To my way of thinking, it’s never too soon to start doing Roth conversions. Particularly if you believe that you’ll pay less taxes on the money being converted today than you would on withdrawals from your retirement accounts later in life. But that’s a tough call.
Logically, in the years right after retirement (and before RMDs from tax-deferred accounts kick in at age 72), your taxable income will likely be less than when you had a job. Most of the money you use to pay expenses will probably come from Social Security or other non-retirement accounts. If you wait until then (your retirement years) to make those Roth conversions - instead of in your 30’s, 40’s and 50’s - you’ve given up years of potential tax-free earnings (interest, dividends and capital gains) on your investments.

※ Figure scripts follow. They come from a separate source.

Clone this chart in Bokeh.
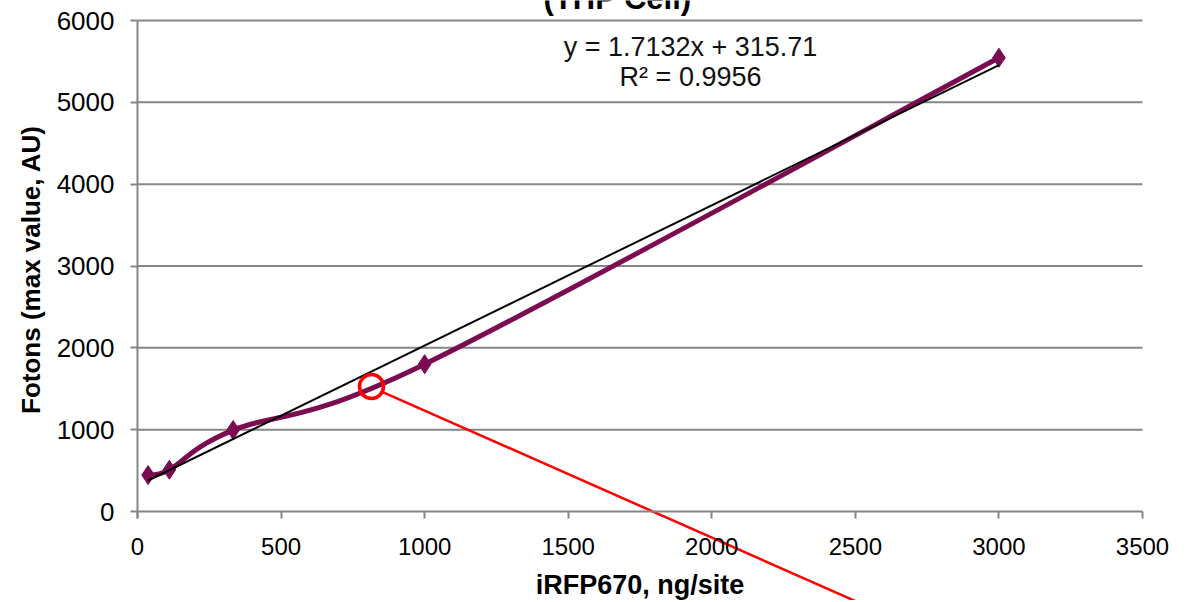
import numpy as np
from bokeh.plotting import figure
from bokeh.models import Label, FixedTicker
from bokeh.embed import file_html
from bokeh.resources import INLINE

# ---- data ----
dose = [37, 111, 333, 1000, 3000]            # iRFP670, ng/site
fotons = [445, 510, 995, 1800, 5545]          # max value, AU
x_ticks = [0, 500, 1000, 1500, 2000, 2500, 3000, 3500]
y_ticks = [0, 1000, 2000, 3000, 4000, 5000, 6000]
trend_slope = 1.7132
trend_intercept = 315.71
eq_lines = ["y = 1.7132x + 315.71", "R² = 0.9956"]
title_text = "(THP Cell)"
x_label = "iRFP670, ng/site"
y_label = "Fotons (max value, AU)"
callout_x = [815]
callout_y = [1527]
callout_line_x = [850, 2511]
callout_line_y = [1466, -1112]

PURPLE = "#7B0C52"
GRID = "#868686"
FONT = "Liberation Sans"

# ---- layout (pixels) ----
W, H = 1190, 600
X_ZERO_PX, X_END_PX = 137, 1142   # canvas columns of x=0 and x=3500
Y_TOP_PX, Y_ZERO_PX = 20, 511     # canvas rows of y=6000 and y=0
XUPP = 3500.0 / (X_END_PX - X_ZERO_PX)
YUPP = 6000.0 / (Y_ZERO_PX - Y_TOP_PX)


def xpix(px):
    return (px - X_ZERO_PX) * XUPP


def ypix(px):
    return 6000 - (px - Y_TOP_PX) * YUPP


# The frame covers the whole canvas; both axes are pinned at 0 so that the
# title, the tick labels and the callout line past the plot area stay visible.
p = figure(width=W, height=H, x_range=(xpix(0), xpix(W)),
           y_range=(ypix(H), ypix(0)),
           output_backend="svg", toolbar_location=None,
           min_border_left=0, min_border_right=0, min_border_top=0,
           min_border_bottom=0)
p.outline_line_color = None
p.background_fill_color = "white"
p.border_fill_color = "white"
p.xgrid.visible = False
p.ygrid.visible = False

for ax in (p.xaxis[0], p.yaxis[0]):
    ax.fixed_location = 0
    ax.axis_line_color = GRID
    ax.axis_line_width = 2
    ax.major_tick_line_color = GRID
    ax.major_tick_line_width = 2
    ax.major_tick_out = 7
    ax.major_tick_in = 0
    ax.minor_tick_line_color = None
    ax.major_label_text_font = FONT
    ax.major_label_text_color = "black"
    ax.axis_label_text_font = FONT
    ax.axis_label_text_font_style = "bold"
    ax.axis_label_text_color = "black"

xax = p.xaxis[0]
xax.ticker = FixedTicker(ticks=x_ticks)
xax.bounds = (0, 3500)
xax.major_label_text_font_size = "24px"
xax.major_label_standoff = 19
xax.axis_label = x_label
xax.axis_label_text_font_size = "27px"
xax.axis_label_standoff = 12

yax = p.yaxis[0]
yax.ticker = FixedTicker(ticks=y_ticks)
yax.bounds = (-7 * YUPP, 6000)
yax.major_label_text_font_size = "26px"
yax.major_label_standoff = 16
yax.axis_label = y_label
yax.axis_label_text_font_size = "26px"
yax.axis_label_standoff = 8

# ---- horizontal gridlines across the plot area ----
gy = y_ticks[1:]
p.segment(x0=[0] * len(gy), y0=gy, x1=[3500] * len(gy), y1=gy,
          line_color=GRID, line_width=2)

# ---- smoothed series (Bezier segments through the data points) ----
P = np.column_stack([dose, fotons]).astype(float)
n = len(P)
x0, y0, x1, y1, cx0, cy0, cx1, cy1 = ([] for _ in range(8))
for i in range(n - 1):
    prev = P[max(i - 1, 0)]
    nxt = P[min(i + 2, n - 1)]
    c0 = P[i] + (P[i + 1] - prev) / 6.0
    c1 = P[i + 1] - (nxt - P[i]) / 6.0
    x0.append(P[i][0]); y0.append(P[i][1])
    x1.append(P[i + 1][0]); y1.append(P[i + 1][1])
    cx0.append(c0[0]); cy0.append(c0[1])
    cx1.append(c1[0]); cy1.append(c1[1])
p.bezier(x0=x0, y0=y0, x1=x1, y1=y1, cx0=cx0, cy0=cy0, cx1=cx1, cy1=cy1,
         line_color=PURPLE, line_width=5)
p.scatter(dose, fotons, marker="diamond", size=19, fill_color=PURPLE,
          line_color=PURPLE, line_width=1)

# ---- linear trend line ----
tx = [min(dose), max(dose)]
ty = [trend_slope * v + trend_intercept for v in tx]
p.line(tx, ty, line_color="black", line_width=2)

# ---- equation text ----
p.add_layout(Label(x=1926, y=ypix(31.5), text=eq_lines[0], text_align="center",
                   text_baseline="top", text_font=FONT,
                   text_font_size="27px", text_color="#111111"))
p.add_layout(Label(x=1926, y=ypix(61.5), text=eq_lines[1], text_align="center",
                   text_baseline="top", text_font=FONT,
                   text_font_size="27px", text_color="#111111"))

# ---- title (cut at the top, as in the source) ----
p.add_layout(Label(x=1672, y=ypix(-20), text=title_text, text_align="center",
                   text_baseline="top", text_font=FONT,
                   text_font_style="bold", text_font_size="31px",
                   text_color="black"))

# ---- red callout ----
p.scatter(callout_x, callout_y, marker="circle", size=24, fill_alpha=0,
          line_color="red", line_width=3.5)
p.line(callout_line_x, callout_line_y, line_color="red", line_width=2.5)

open("out.html", "w").write(file_html(p, INLINE))
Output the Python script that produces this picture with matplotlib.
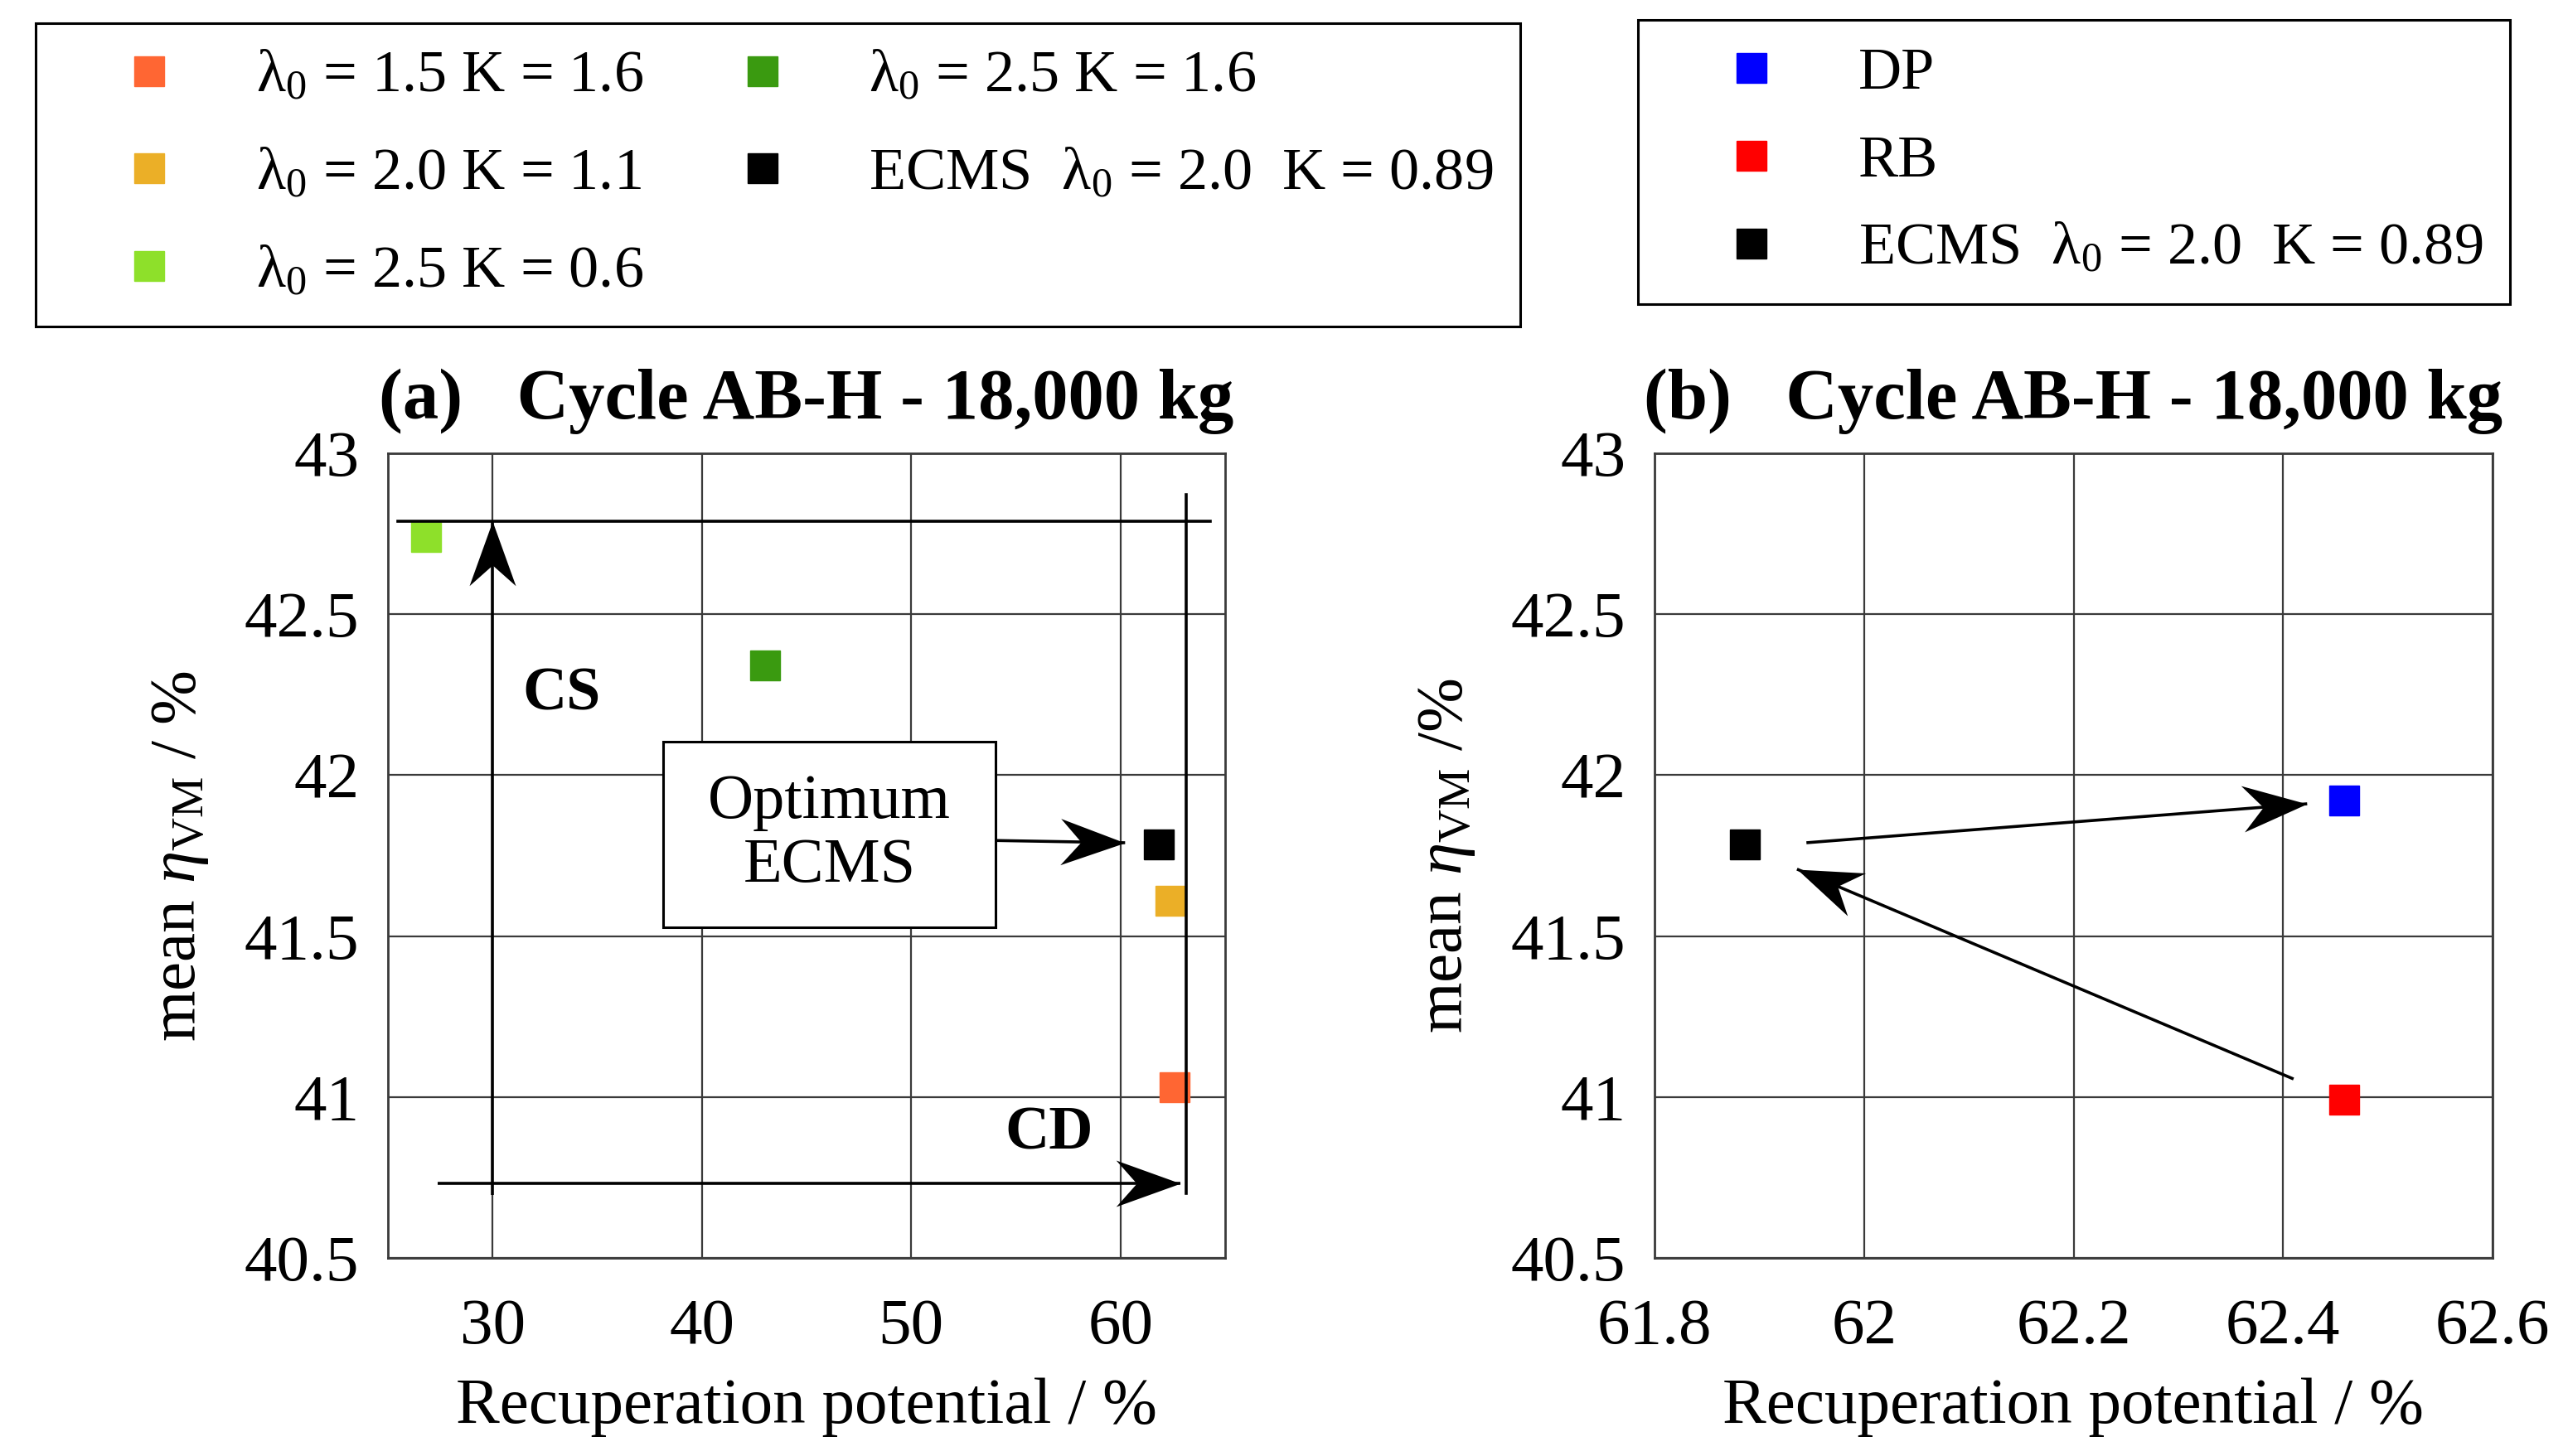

Yes, by not converting early, you won’t pay taxes on those earnings until RMD withdrawal time, but that day will surely come. It’s not a matter of if you’ll pay…but when.
When you decide it's time to start making Roth conversions, you don’t have to do them all at once. In fact, a large Roth conversion could push you into an even larger tax bracket (which causes some people to put off making conversion decisions). Start slow by converting smaller amounts over a longer period of time to avoid such an occurrence. By taking this approach earlier in your career, you can enjoy watching those newly converted Roth dollars grow for several decades before retirement.
This moderate approach is probably best for most investors. And whether you believe it or not, today’s personal income tax rates are relatively low by historical standards.
I’m a stickler for diversification. So, why not diversify your tax risks as well? Roth conversions involve speculating about when best to do the conversion. It’s certainly a game of chance…a prediction about what the future might bring, tax-wise. Don’t dump all of your retirement funds in “one tax basket”. Routinely converting small amounts of traditional funds to Roth funds makes for a simple and effective hedge against possible future tax rate increases.
Word Of Caution
Although I’m a big proponent of Roth conversions, they’re not for everyone. By definition, a Roth conversion creates a taxable event. You must pay the applicable tax on the money converted. If you’re not able to pay this tax on the conversion with money outside your traditional account, you’re short-changing yourself. And why is that? By paying the tax bill with money taken from your traditional account, you’re taking money that could later be converted to a Roth and handing it to the IRS. I shudder to think of a situation like that.
If you think higher taxes are in your future, make Roth conversions a part of your retirement strategy. But do it wisely.